> [Required task]:
Set the listing down again in full, word for word, with the pictures left out.

> [Information provided]:
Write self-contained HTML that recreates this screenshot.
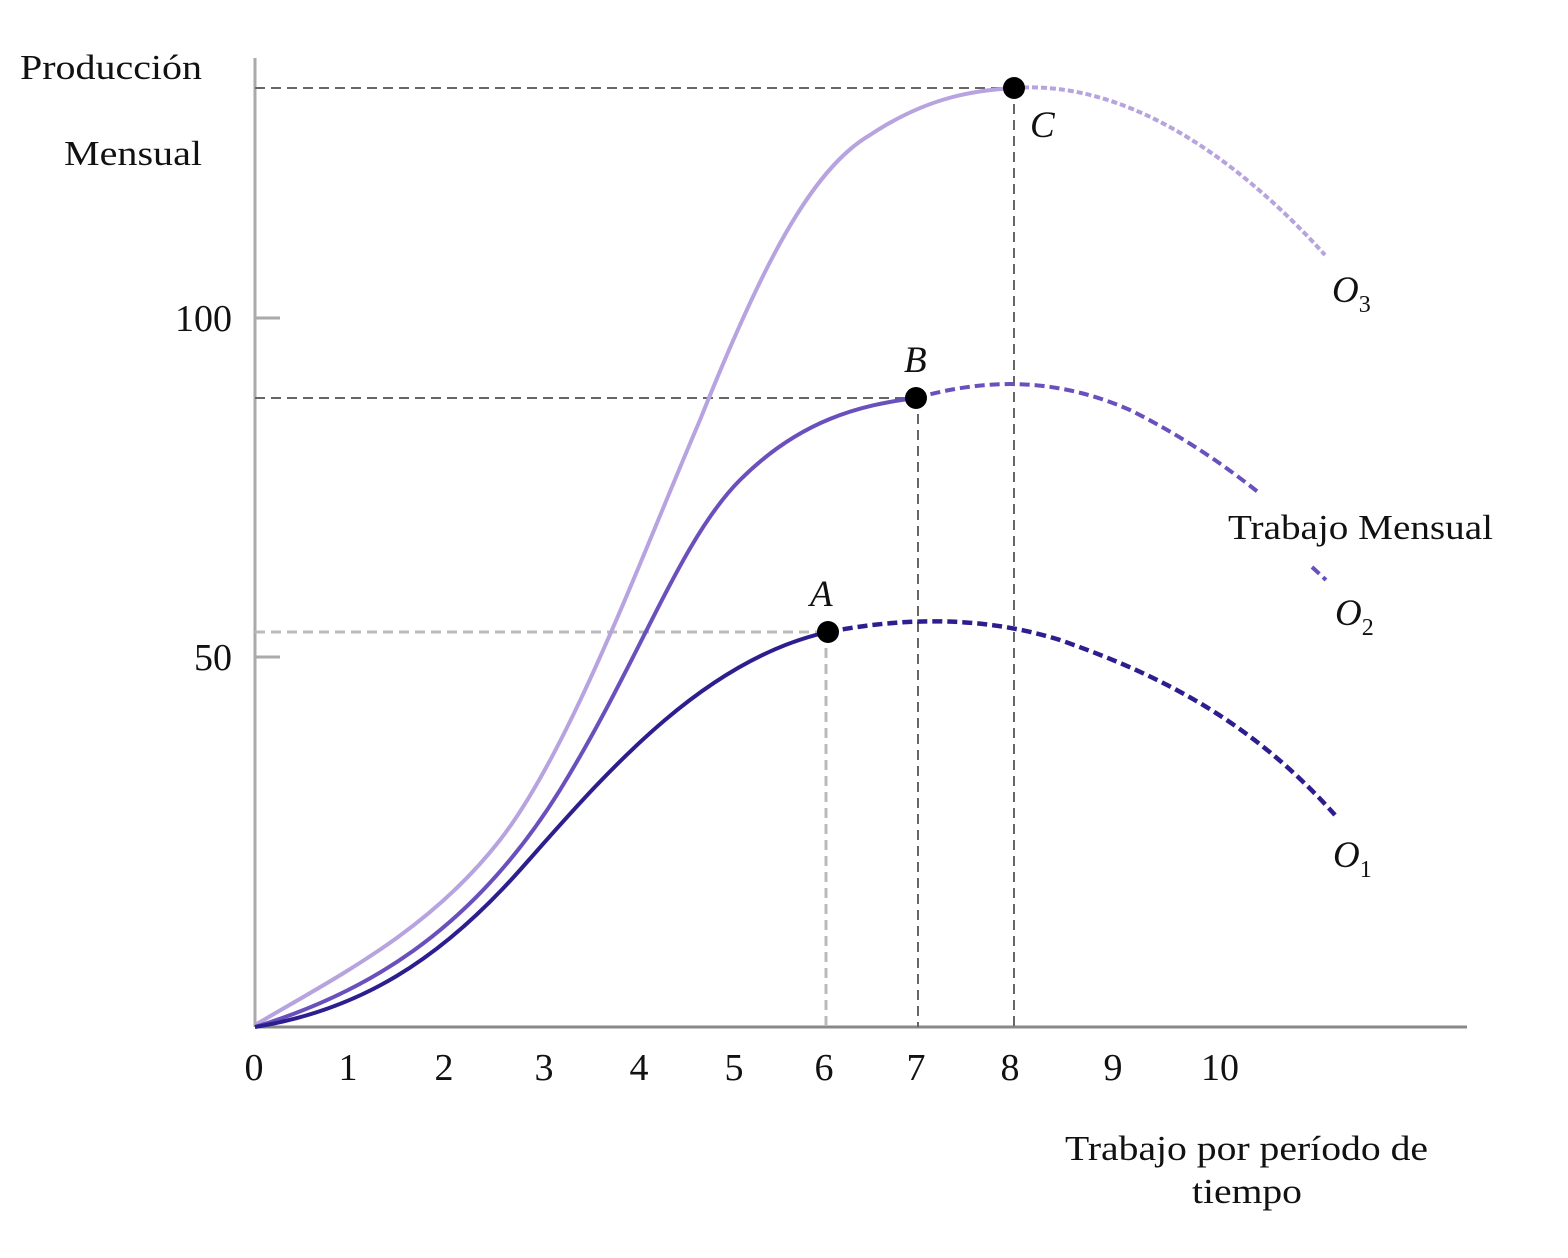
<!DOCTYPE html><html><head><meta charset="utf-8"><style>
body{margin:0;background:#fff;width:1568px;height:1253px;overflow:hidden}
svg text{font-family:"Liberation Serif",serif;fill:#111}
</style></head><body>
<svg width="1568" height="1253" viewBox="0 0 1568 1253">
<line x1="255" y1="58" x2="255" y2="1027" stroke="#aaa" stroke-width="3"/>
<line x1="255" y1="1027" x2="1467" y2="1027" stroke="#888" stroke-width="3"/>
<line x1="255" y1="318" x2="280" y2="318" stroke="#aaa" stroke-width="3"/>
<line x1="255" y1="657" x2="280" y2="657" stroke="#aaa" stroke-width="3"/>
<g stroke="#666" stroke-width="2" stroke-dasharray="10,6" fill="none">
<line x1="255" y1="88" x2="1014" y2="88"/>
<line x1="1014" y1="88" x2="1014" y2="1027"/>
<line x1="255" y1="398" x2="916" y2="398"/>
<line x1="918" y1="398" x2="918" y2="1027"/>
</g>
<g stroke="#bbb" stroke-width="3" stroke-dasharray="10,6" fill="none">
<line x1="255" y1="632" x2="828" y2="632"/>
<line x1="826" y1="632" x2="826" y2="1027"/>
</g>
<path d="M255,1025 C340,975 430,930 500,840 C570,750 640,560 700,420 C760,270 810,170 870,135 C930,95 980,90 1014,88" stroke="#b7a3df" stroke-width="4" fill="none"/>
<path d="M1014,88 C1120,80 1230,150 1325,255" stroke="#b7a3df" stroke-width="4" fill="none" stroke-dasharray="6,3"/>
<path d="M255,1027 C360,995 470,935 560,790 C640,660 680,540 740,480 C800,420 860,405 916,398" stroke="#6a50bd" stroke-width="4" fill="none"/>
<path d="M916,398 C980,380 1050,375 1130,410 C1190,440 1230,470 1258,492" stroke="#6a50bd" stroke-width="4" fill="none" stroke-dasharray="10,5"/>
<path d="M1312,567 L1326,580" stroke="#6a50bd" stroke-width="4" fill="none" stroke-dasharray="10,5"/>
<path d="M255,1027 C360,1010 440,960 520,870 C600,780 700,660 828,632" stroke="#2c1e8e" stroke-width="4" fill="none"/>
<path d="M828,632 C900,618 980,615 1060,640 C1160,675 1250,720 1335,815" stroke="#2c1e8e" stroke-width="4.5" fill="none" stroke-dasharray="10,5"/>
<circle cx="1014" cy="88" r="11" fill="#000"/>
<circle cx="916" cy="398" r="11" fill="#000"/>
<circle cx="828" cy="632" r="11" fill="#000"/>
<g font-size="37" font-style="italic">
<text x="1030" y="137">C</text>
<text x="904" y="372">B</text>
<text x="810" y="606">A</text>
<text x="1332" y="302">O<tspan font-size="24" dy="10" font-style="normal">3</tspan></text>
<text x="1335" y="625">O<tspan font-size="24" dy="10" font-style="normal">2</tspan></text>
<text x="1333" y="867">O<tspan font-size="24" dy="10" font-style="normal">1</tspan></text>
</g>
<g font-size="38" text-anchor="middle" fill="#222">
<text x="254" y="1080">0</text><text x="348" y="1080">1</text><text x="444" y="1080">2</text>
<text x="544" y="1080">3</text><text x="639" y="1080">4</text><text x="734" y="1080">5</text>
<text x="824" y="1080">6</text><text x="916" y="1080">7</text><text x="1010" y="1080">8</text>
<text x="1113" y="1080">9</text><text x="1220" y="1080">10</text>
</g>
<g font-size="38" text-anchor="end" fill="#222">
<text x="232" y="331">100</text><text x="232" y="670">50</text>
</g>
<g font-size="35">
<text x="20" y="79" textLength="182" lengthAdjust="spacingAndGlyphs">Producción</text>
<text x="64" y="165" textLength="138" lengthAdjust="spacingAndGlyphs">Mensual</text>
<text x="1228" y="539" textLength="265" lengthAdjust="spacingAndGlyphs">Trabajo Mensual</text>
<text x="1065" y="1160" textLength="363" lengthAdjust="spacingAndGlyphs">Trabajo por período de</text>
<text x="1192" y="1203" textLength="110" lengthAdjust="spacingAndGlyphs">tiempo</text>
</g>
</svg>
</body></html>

> [Exercise solution]:
Write self-contained HTML that recreates this screenshot.
<!DOCTYPE html><html><head><meta charset="utf-8"><style>
body{margin:0;background:#fff;width:1568px;height:1253px;overflow:hidden}
svg text{font-family:"Liberation Serif",serif;fill:#111}
</style></head><body>
<svg width="1568" height="1253" viewBox="0 0 1568 1253">
<line x1="255" y1="58" x2="255" y2="1027" stroke="#aaa" stroke-width="3"/>
<line x1="255" y1="1027" x2="1467" y2="1027" stroke="#888" stroke-width="3"/>
<line x1="255" y1="318" x2="280" y2="318" stroke="#aaa" stroke-width="3"/>
<line x1="255" y1="657" x2="280" y2="657" stroke="#aaa" stroke-width="3"/>
<g stroke="#666" stroke-width="2" stroke-dasharray="10,6" fill="none">
<line x1="255" y1="88" x2="1014" y2="88"/>
<line x1="1014" y1="88" x2="1014" y2="1027"/>
<line x1="255" y1="398" x2="916" y2="398"/>
<line x1="918" y1="398" x2="918" y2="1027"/>
</g>
<g stroke="#bbb" stroke-width="3" stroke-dasharray="10,6" fill="none">
<line x1="255" y1="632" x2="828" y2="632"/>
<line x1="826" y1="632" x2="826" y2="1027"/>
</g>
<path d="M255,1025 C340,975 430,930 500,840 C570,750 640,560 700,420 C760,270 810,170 870,135 C930,95 980,90 1014,88" stroke="#b7a3df" stroke-width="4" fill="none"/>
<path d="M1014,88 C1120,80 1230,150 1325,255" stroke="#b7a3df" stroke-width="4" fill="none" stroke-dasharray="6,3"/>
<path d="M255,1027 C360,995 470,935 560,790 C640,660 680,540 740,480 C800,420 860,405 916,398" stroke="#6a50bd" stroke-width="4" fill="none"/>
<path d="M916,398 C980,380 1050,375 1130,410 C1190,440 1230,470 1258,492" stroke="#6a50bd" stroke-width="4" fill="none" stroke-dasharray="10,5"/>
<path d="M1312,567 L1326,580" stroke="#6a50bd" stroke-width="4" fill="none" stroke-dasharray="10,5"/>
<path d="M255,1027 C360,1010 440,960 520,870 C600,780 700,660 828,632" stroke="#2c1e8e" stroke-width="4" fill="none"/>
<path d="M828,632 C900,618 980,615 1060,640 C1160,675 1250,720 1335,815" stroke="#2c1e8e" stroke-width="4.5" fill="none" stroke-dasharray="10,5"/>
<circle cx="1014" cy="88" r="11" fill="#000"/>
<circle cx="916" cy="398" r="11" fill="#000"/>
<circle cx="828" cy="632" r="11" fill="#000"/>
<g font-size="37" font-style="italic">
<text x="1030" y="137">C</text>
<text x="904" y="372">B</text>
<text x="810" y="606">A</text>
<text x="1332" y="302">O<tspan font-size="24" dy="10" font-style="normal">3</tspan></text>
<text x="1335" y="625">O<tspan font-size="24" dy="10" font-style="normal">2</tspan></text>
<text x="1333" y="867">O<tspan font-size="24" dy="10" font-style="normal">1</tspan></text>
</g>
<g font-size="38" text-anchor="middle" fill="#222">
<text x="254" y="1080">0</text><text x="348" y="1080">1</text><text x="444" y="1080">2</text>
<text x="544" y="1080">3</text><text x="639" y="1080">4</text><text x="734" y="1080">5</text>
<text x="824" y="1080">6</text><text x="916" y="1080">7</text><text x="1010" y="1080">8</text>
<text x="1113" y="1080">9</text><text x="1220" y="1080">10</text>
</g>
<g font-size="38" text-anchor="end" fill="#222">
<text x="232" y="331">100</text><text x="232" y="670">50</text>
</g>
<g font-size="35">
<text x="20" y="79" textLength="182" lengthAdjust="spacingAndGlyphs">Producción</text>
<text x="64" y="165" textLength="138" lengthAdjust="spacingAndGlyphs">Mensual</text>
<text x="1228" y="539" textLength="265" lengthAdjust="spacingAndGlyphs">Trabajo Mensual</text>
<text x="1065" y="1160" textLength="363" lengthAdjust="spacingAndGlyphs">Trabajo por período de</text>
<text x="1192" y="1203" textLength="110" lengthAdjust="spacingAndGlyphs">tiempo</text>
</g>
</svg>
</body></html>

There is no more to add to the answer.